Actor-Network-Theory starts from the assumption that all the ways in which we have hithereto understood actors – as natural, social or constructed – are inadequate in an age in which technology plays such an important role (Latour 1996). Instead, Latour and others have suggested to think of humans and things as networks – or associations – which form an integrated whole. The argument is not, that they are the same. But the argument goes so far, I believe, to argue that there is no reasonable way to differentiate between the ways things and technologies shape the world an the way in which we humans do. In fact, they are so intermingled, that we can never attribute an action purely to one or the other. My personal favourite is the example of the door:
“Walls are a nice invention, but if there were no holes in them, there would be no way to get in or out; they would be mausoleums or tombs. The problem is that, if you make holes in the walls, anything and anyone can get in and out (bears, visitors, dust, rats, noise). So architects invented this hybrid: a hole-wall, often called a door, which, although common enough has always struck me as a miracle of technology. The cleverness of the invention hinges upon the hinge-pin: instead of driving a hole through walls with a sledge hammer gently push the door (I am supposing here that the lock has not been invented; this would over-complicate the already highly complex story of this door). Furthermore, and here is the real trick, once you have passed through the door, you do not have to find trowel and cement to rebuild the wall you have just destroyed; you simply push the door gently back (I ignore for now the added complication of the “pull” and “push” signs).” (Johnson 1988: 298)

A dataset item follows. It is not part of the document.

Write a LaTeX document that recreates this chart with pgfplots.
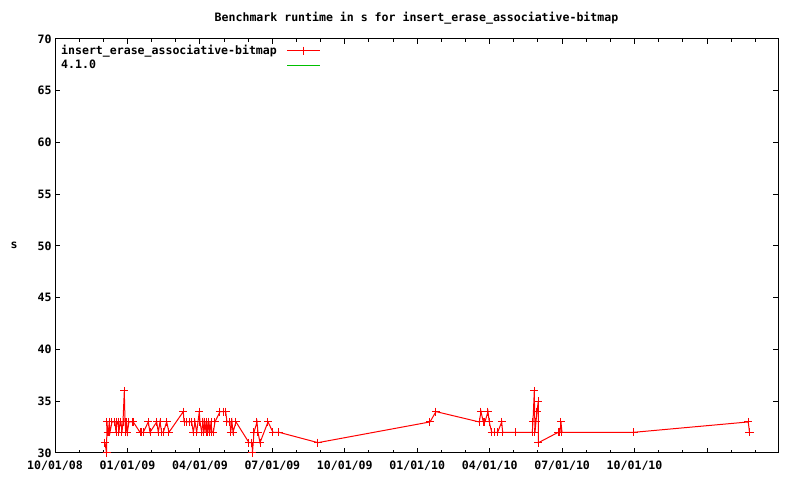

The door, in other words, ‘acts’ in the sense that it is replacing and thereby transforming the action of biological and social actors. This effect may well be used to create certain behaviours – for example when hotel keys are given out with large heavy metal objects hanging from them to make people remember not to take them home…
So far, so simple. In a way, this kind of thinking is just one variation of the ways in which human-technology interaction has been described in Science and Technology Studies, the strand of sociology focusing on just such interactions. It comprises a broad spectrum of ideas, from more deterministic perspectives to the favouring of social construction. However, ANT has its own distinct perspective. We must rethink any social actors ability to act and consider the ways in which we encounter technology that – in fact – acts upon us. To a reader pof Foucault, of course, this is no entirely alien idea. The panopticon may well be viewed as a a technological representation of the surveillance society. However, with Foucault that is as far as this goes. Latour (with Callon and others) goes further and asks us to consider society not as constituted by social actors but think instead of associations.
In a way this asks us to abandon the idea of a natural self. The individual is inseparable not just from the next individual or its social relations (as in constructivism), but also inseparable from the material objects that surround us. It is not so much that we are cyborgs but that we must acknowledge that our being cannot be understood unless we think of ourselves as part of associations of things and humans/animals. Our mobile phones are mediating and shaping our social interactions – and we would be different if they did not exists.
Of course, thinking of my phone as doing something rather than a tool is challenging and slightly disturbing. It has its charms, though. And the anthropomorhisms we use with regard to many technological objects are an indicator that the whole idea is not as counter-intuitive as one might suspect: Computers can have bad days, traffic lights have it in for you and the printer usually tries to screw you over just when that paper is due – like they knew. Surely, this does not mean that the theory is useful with regard to scientific analysis of social and political phenomena.
Latour’s analyses, interestingly, do not focus on current network technologies – he works with much simpler and seemingly antiquated examples. However, in one paper he addresses the issue of globalization and clarifies some things with regard to the ways in which ANT relates to the problems we look at in political science. He raises one question, that I find most interesting:
“Is space this inside which reside objects and subjects? Or is space one of the many connections made by objects and subjects?” (Latour 2009: 142)
What if we are all constituted by the connections we make – and if we consider these might be very different in nature – space, time, function, emotion etc? How would that work? And how is it different from other ways of making the self? This is what I would be most interested in.